Stated goal: Reproduce the listing word for word. Skip any image.

Provided material:

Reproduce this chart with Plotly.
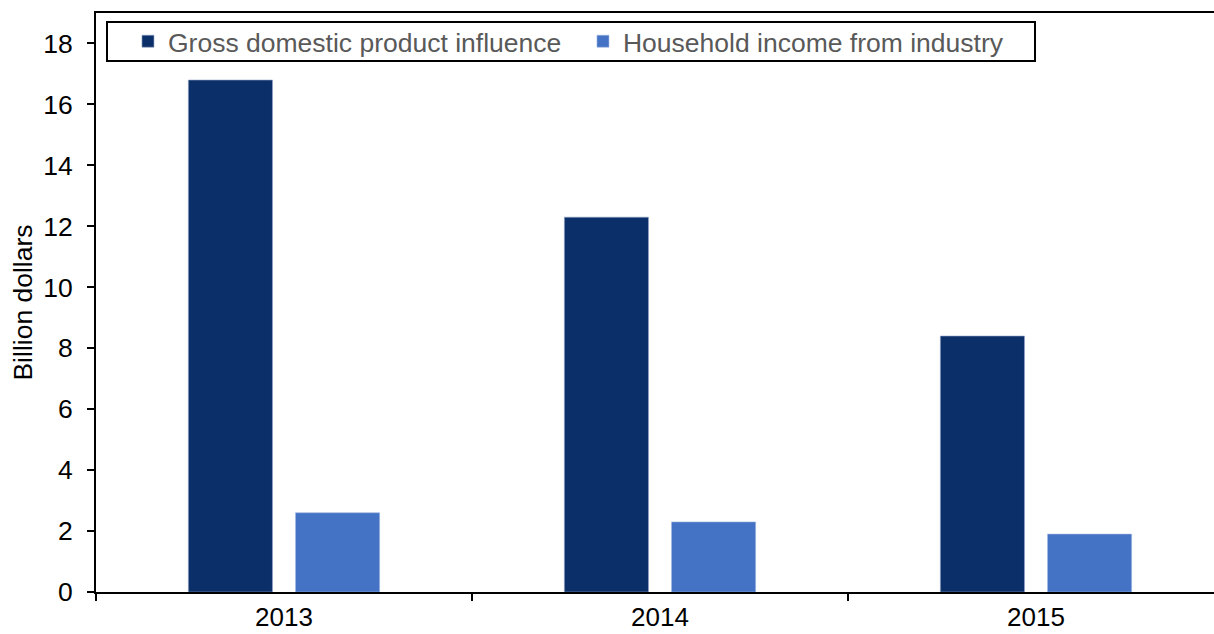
import plotly.graph_objects as go

years = ["2013", "2014", "2015"]
gdp_influence = [16.8, 12.3, 8.4]
household_income = [2.6, 2.3, 1.9]
y_ticks = [0, 2, 4, 6, 8, 10, 12, 14, 16, 18]

FONT = "Arial, Liberation Sans, sans-serif"
FS = 26.5

fig = go.Figure()
fig.add_trace(go.Bar(
    x=years, y=gdp_influence, name="Gross domestic product influence",
    marker=dict(color="#0b2f69", line=dict(color="#8ea3c4", width=0.6)),
))
fig.add_trace(go.Bar(
    x=years, y=household_income, name="Household income from industry",
    marker=dict(color="#4472c4", line=dict(color="#9fb6e0", width=0.6)),
))

fig.update_layout(
    width=1214, height=634,
    margin=dict(l=96, r=0, t=13, b=42),
    paper_bgcolor="white", plot_bgcolor="white",
    barmode="group", bargap=0.43, bargroupgap=0.215,
    font=dict(family=FONT, size=FS, color="black"),
    legend=dict(
        orientation="h", x=0.0286, y=0.9508, xanchor="left", yanchor="middle",
        borderwidth=0, bgcolor="rgba(0,0,0,0)",
        entrywidthmode="pixels", entrywidth=410,
        font=dict(family=FONT, size=FS, color="#595959"),
        itemclick=False,
    ),
    showlegend=True,
    shapes=[dict(
        type="rect", xref="paper", yref="paper",
        x0=0.00984, x1=0.8399, y0=0.9171, y1=0.9845,
        line=dict(color="black", width=2), fillcolor="rgba(0,0,0,0)", layer="above",
    )],
)
fig.update_xaxes(
    type="category", range=[-0.5, 2.4734], automargin=False,
    showline=True, linecolor="black", linewidth=2, mirror=True,
    ticks="outside", tickson="boundaries", ticklen=7, tickwidth=1.5, tickcolor="black",
    ticklabelstandoff=1,
    showgrid=False, tickfont=dict(size=26, color="black"),
)
fig.update_yaxes(
    range=[0, 19], tickvals=y_ticks, automargin=False,
    showline=True, linecolor="black", linewidth=2,
    ticks="outside", ticklen=7, tickwidth=1.5, tickcolor="black",
    ticklabelstandoff=9,
    showgrid=False, zeroline=False,
    tickfont=dict(size=FS, color="black"),
    title=dict(text="Billion dollars", font=dict(size=FS, color="black"), standoff=3),
)

fig.write_html(
    "out.html",
    config={"displayModeBar": False},
    post_script="document.body.style.margin='0';document.body.style.overflow='hidden';",
)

Written reply:
Reproduce this chart with Plotly.
import plotly.graph_objects as go

years = ["2013", "2014", "2015"]
gdp_influence = [16.8, 12.3, 8.4]
household_income = [2.6, 2.3, 1.9]
y_ticks = [0, 2, 4, 6, 8, 10, 12, 14, 16, 18]

FONT = "Arial, Liberation Sans, sans-serif"
FS = 26.5

fig = go.Figure()
fig.add_trace(go.Bar(
    x=years, y=gdp_influence, name="Gross domestic product influence",
    marker=dict(color="#0b2f69", line=dict(color="#8ea3c4", width=0.6)),
))
fig.add_trace(go.Bar(
    x=years, y=household_income, name="Household income from industry",
    marker=dict(color="#4472c4", line=dict(color="#9fb6e0", width=0.6)),
))

fig.update_layout(
    width=1214, height=634,
    margin=dict(l=96, r=0, t=13, b=42),
    paper_bgcolor="white", plot_bgcolor="white",
    barmode="group", bargap=0.43, bargroupgap=0.215,
    font=dict(family=FONT, size=FS, color="black"),
    legend=dict(
        orientation="h", x=0.0286, y=0.9508, xanchor="left", yanchor="middle",
        borderwidth=0, bgcolor="rgba(0,0,0,0)",
        entrywidthmode="pixels", entrywidth=410,
        font=dict(family=FONT, size=FS, color="#595959"),
        itemclick=False,
    ),
    showlegend=True,
    shapes=[dict(
        type="rect", xref="paper", yref="paper",
        x0=0.00984, x1=0.8399, y0=0.9171, y1=0.9845,
        line=dict(color="black", width=2), fillcolor="rgba(0,0,0,0)", layer="above",
    )],
)
fig.update_xaxes(
    type="category", range=[-0.5, 2.4734], automargin=False,
    showline=True, linecolor="black", linewidth=2, mirror=True,
    ticks="outside", tickson="boundaries", ticklen=7, tickwidth=1.5, tickcolor="black",
    ticklabelstandoff=1,
    showgrid=False, tickfont=dict(size=26, color="black"),
)
fig.update_yaxes(
    range=[0, 19], tickvals=y_ticks, automargin=False,
    showline=True, linecolor="black", linewidth=2,
    ticks="outside", ticklen=7, tickwidth=1.5, tickcolor="black",
    ticklabelstandoff=9,
    showgrid=False, zeroline=False,
    tickfont=dict(size=FS, color="black"),
    title=dict(text="Billion dollars", font=dict(size=FS, color="black"), standoff=3),
)

fig.write_html(
    "out.html",
    config={"displayModeBar": False},
    post_script="document.body.style.margin='0';document.body.style.overflow='hidden';",
)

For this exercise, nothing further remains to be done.